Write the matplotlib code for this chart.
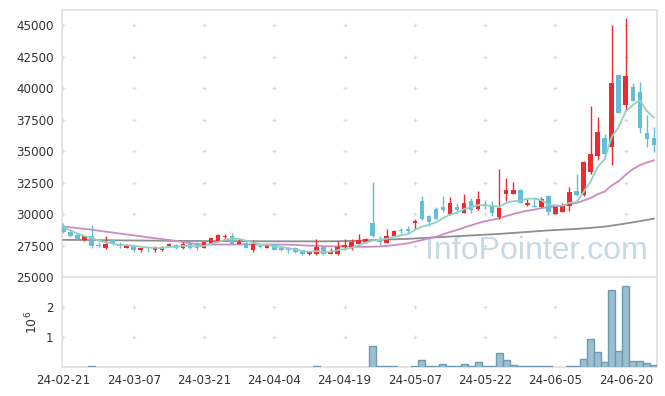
import matplotlib
matplotlib.use("Agg")
import matplotlib.pyplot as plt
import numpy as np
import pandas as pd

# trading days (KRX holidays skipped)
holidays = ["2024-03-01", "2024-04-10", "2024-05-01", "2024-05-06",
            "2024-05-15", "2024-06-06"]
dates = pd.bdate_range("2024-02-21", "2024-06-26", freq="C", holidays=holidays)

opens = [29050, 28575, 28340, 27900, 28235, 27540, 27280, 27920, 27650, 27330,
         27490, 27120, 27330, 27120, 27120, 27440, 27540, 27280, 27650, 27600,
         27330, 27650, 27860, 28180, 28280, 27650, 27700, 27120, 27490, 27330,
         27600, 27330, 27280, 27330, 27120, 26800, 26790, 27360, 26850, 26790,
         27410, 27380, 27620, 27780, 29310, 28000, 27730, 28230, 28730, 28790,
         29270, 31060, 29850, 30380, 30590, 30030, 30590, 30110, 31020, 30430,
         30750, 30700, 29790, 31600, 31600, 31910, 30700, 30640, 30590, 31440,
         30030, 30190, 30640, 31860, 31540, 33350, 34620, 36050, 35350, 41030,
         38690, 40070, 39700, 36420, 36050]
closes = [28540, 28260, 28020, 28235, 27490, 27440, 27600, 27600, 27490, 27540,
          27120, 27280, 27280, 27380, 27380, 27650, 27280, 27650, 27330, 27330,
          27760, 28080, 28340, 28280, 27650, 27810, 27330, 27650, 27380, 27600,
          27170, 27120, 27170, 26960, 26800, 27010, 27360, 26830, 27010, 27420,
          27520, 27780, 27940, 28000, 28220, 27760, 28260, 28680, 28630, 28680,
          29430, 29590, 29370, 29630, 30320, 30840, 30320, 30840, 30350, 31220,
          30700, 30110, 30480, 31910, 31910, 30900, 30860, 30590, 31220, 30170,
          30590, 30700, 31750, 31540, 34140, 34770, 36520, 34770, 40390, 38060,
          40970, 39010, 36840, 35990, 35510]
highs = [29290, 28695, 28420, 28260, 29150, 27760, 28230, 27960, 27760, 27600,
         27540, 27300, 27380, 27440, 27490, 27700, 27600, 27760, 27760, 27760,
         27780, 28100, 28380, 28440, 28500, 28020, 27920, 27920, 27650, 27650,
         27620, 27360, 27380, 27380, 27150, 27040, 28000, 27380, 27330, 27860,
         28000, 28040, 28420, 28100, 32550, 28260, 28790, 28700, 28890, 29050,
         29630, 31440, 29900, 30590, 31440, 31330, 30860, 31600, 31280, 31810,
         31120, 31020, 33560, 32870, 32550, 31970, 31220, 31280, 31330, 31490,
         30640, 30900, 32180, 33190, 34190, 38590, 37740, 36360, 45000, 41130,
         45530, 40400, 40500, 37850, 36940]
lows = [28500, 28180, 27900, 27860, 27280, 27380, 27220, 27540, 27280, 27280,
        26960, 27010, 27010, 26960, 27070, 27380, 27220, 27220, 27220, 27170,
        27300, 27620, 27840, 27960, 27620, 27620, 27300, 27010, 27280, 27280,
        27150, 27090, 26910, 26910, 26770, 26770, 26770, 26750, 26830, 26750,
        27150, 27150, 27580, 27700, 28180, 27520, 27700, 28220, 28470, 28520,
        28840, 29530, 29050, 29610, 30140, 29900, 30110, 30060, 30060, 30320,
        30430, 29850, 29590, 31060, 31560, 30880, 30670, 30590, 30540, 29950,
        30010, 30160, 30250, 31430, 31430, 33190, 34300, 34460, 33880, 38030,
        38270, 38950, 36420, 35350, 34930]
volumes = [0, 0, 0, 0, 20000, 0, 0, 0, 0, 0,
           0, 0, 0, 0, 0, 0, 0, 0, 0, 0,
           0, 0, 0, 0, 0, 0, 0, 0, 0, 0,
           0, 0, 0, 0, 0, 0, 20000, 0, 0, 0,
           0, 0, 0, 0, 690000, 20000, 20000, 20000, 0, 0,
           20000, 220000, 20000, 50000, 110000, 50000, 20000, 110000, 50000, 160000,
           20000, 20000, 460000, 220000, 80000, 20000, 20000, 20000, 20000, 20000,
           0, 0, 20000, 20000, 260000, 950000, 490000, 160000, 2580000, 520000,
           2690000, 190000, 190000, 120000, 60000]

ma5 = [28950, 28700, 28450, 28250, 28109, 27889, 27757, 27673, 27524, 27534,
       27470, 27406, 27342, 27320, 27288, 27394, 27394, 27468, 27458, 27448,
       27470, 27630, 27768, 27958, 28022, 28032, 27882, 27744, 27564, 27554,
       27426, 27384, 27288, 27204, 27044, 27012, 27060, 26992, 27002, 27126,
       27228, 27312, 27534, 27732, 27892, 27940, 28036, 28184, 28310, 28402,
       28736, 29002, 29140, 29340, 29668, 29950, 30096, 30390, 30534, 30714,
       30686, 30644, 30572, 30884, 31022, 31062, 31212, 31234, 31096, 30748,
       30686, 30654, 30886, 30950, 31744, 32580, 33744, 34348, 36118, 36902,
       38142, 38640, 39054, 38174, 37664]
ma20 = [29000, 28950, 28880, 28820, 28760, 28680, 28600, 28530, 28450, 28380,
        28310, 28230, 28150, 28080, 28010, 27940, 27860, 27780, 27690, 27620,
        27590, 27580, 27580, 27580, 27580, 27590, 27580, 27580, 27575, 27578,
        27581, 27573, 27567, 27546, 27517, 27485, 27489, 27448, 27432, 27437,
        27425, 27410, 27400, 27390, 27410, 27420, 27470, 27530, 27600, 27670,
        27800, 27930, 28060, 28200, 28380, 28570, 28730, 28930, 29100, 29280,
        29430, 29540, 29660, 29840, 30000, 30140, 30260, 30350, 30470, 30540,
        30600, 30660, 30780, 30880, 31070, 31270, 31580, 31780, 32270, 32610,
        33120, 33560, 33880, 34090, 34270]
ma60 = [27950, 27945, 27940, 27935, 27930, 27925, 27920, 27915, 27910, 27905,
        27900, 27895, 27890, 27885, 27880, 27875, 27870, 27865, 27860, 27858,
        27855, 27852, 27850, 27848, 27846, 27844, 27842, 27840, 27838, 27836,
        27835, 27834, 27833, 27832, 27831, 27830, 27830, 27832, 27835, 27840,
        27850, 27865, 27880, 27900, 27930, 27950, 27970, 27990, 28010, 28030,
        28060, 28090, 28120, 28150, 28180, 28210, 28240, 28270, 28300, 28330,
        28360, 28390, 28420, 28460, 28500, 28540, 28580, 28620, 28660, 28700,
        28730, 28760, 28790, 28820, 28860, 28900, 28950, 29000, 29080, 29160,
        29250, 29340, 29430, 29530, 29630]

price_ticks = [25000, 27500, 30000, 32500, 35000, 37500, 40000, 42500, 45000]
vol_ticks = [1, 2]

UP = "#ec2b30"
DOWN = "#66bdd8"
GRID = "#dcdcdc"
SPINE = "#e4e4e4"
TEXT = "#333333"

plt.rcParams["font.family"] = ["DejaVu Sans"]

o = np.array(opens, dtype=float)
c = np.array(closes, dtype=float)
h = np.array(highs, dtype=float)
l = np.array(lows, dtype=float)
v = np.array(volumes, dtype=float) / 1e6
x = np.arange(len(dates))
up = c >= o
colors = np.where(up, UP, DOWN)

fig = plt.figure(figsize=(6.65, 3.96), dpi=100)
ax = fig.add_axes([62 / 665, 1 - 277 / 396, 595 / 665, 267 / 396])
axv = fig.add_axes([62 / 665, 1 - 367 / 396, 595 / 665, 90 / 396], sharex=ax)

tick_idx = x[::10]

# grid crosses
gx, gy = np.meshgrid(tick_idx, price_ticks)
ax.scatter(gx.ravel(), gy.ravel(), marker="+", s=12, c=GRID, lw=0.8, zorder=0)
gx, gy = np.meshgrid(tick_idx, vol_ticks)
axv.scatter(gx.ravel(), gy.ravel(), marker="+", s=12, c=GRID, lw=0.8, zorder=0)

# moving averages
ax.plot(x, ma60, color="#8e8e8e", lw=1.3, zorder=2)
ax.plot(x, ma20, color="#cc8ac6", lw=1.3, zorder=2)
ax.plot(x, ma5, color="#92d0c2", lw=1.3, zorder=4)

# candles
ax.vlines(x, l, h, colors=colors, lw=1.0, zorder=3)
body = np.maximum(np.abs(c - o), 80)
ax.bar(x, body, bottom=np.minimum(o, c), width=0.64, color=colors,
       lw=0, zorder=3)

ax.text(0.985, 0.04, "InfoPointer.com", transform=ax.transAxes,
        ha="right", va="bottom", fontsize=23, color="#c6d9e4",
        family=["Liberation Sans", "DejaVu Sans"], zorder=1)

# volume
mask = v > 0
axv.bar(x[mask], v[mask], width=1.0, color="#9bbfd0", edgecolor="#6f9bb2",
        lw=1.0, zorder=3)

ax.set_xlim(-0.2, 84.45)
ax.set_ylim(25000, 46200)
axv.set_ylim(0, 3.0)

ax.set_yticks(price_ticks)
ax.set_yticklabels([str(t) for t in price_ticks])
axv.set_yticks(vol_ticks)
axv.set_yticklabels([str(t) for t in vol_ticks])
axv.set_xticks(tick_idx)
axv.set_xticklabels([d.strftime("%y-%m-%d") for d in dates[::10]])
axv.set_ylabel(r"$10^6$", color=TEXT, fontsize=9, labelpad=4)

for a in (ax, axv):
    a.tick_params(length=0, labelsize=8.6, labelcolor=TEXT, pad=6)
    for s in a.spines.values():
        s.set_color(SPINE)
        s.set_linewidth(1.4)
        s.set_zorder(1)
ax.tick_params(labelbottom=False)
axv.tick_params(axis="x", pad=5)

fig.savefig("out.png", dpi=100)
★ ★ ★ ★ ★ ★ ★
DIRECTION =
Each line from the top of the material through the line containing "import pandas as pd" should be reproduced exactly; please drop any images.

SOLUTION FOR THIS EXERCISE =
Write the matplotlib code for this chart.
import matplotlib
matplotlib.use("Agg")
import matplotlib.pyplot as plt
import numpy as np
import pandas as pd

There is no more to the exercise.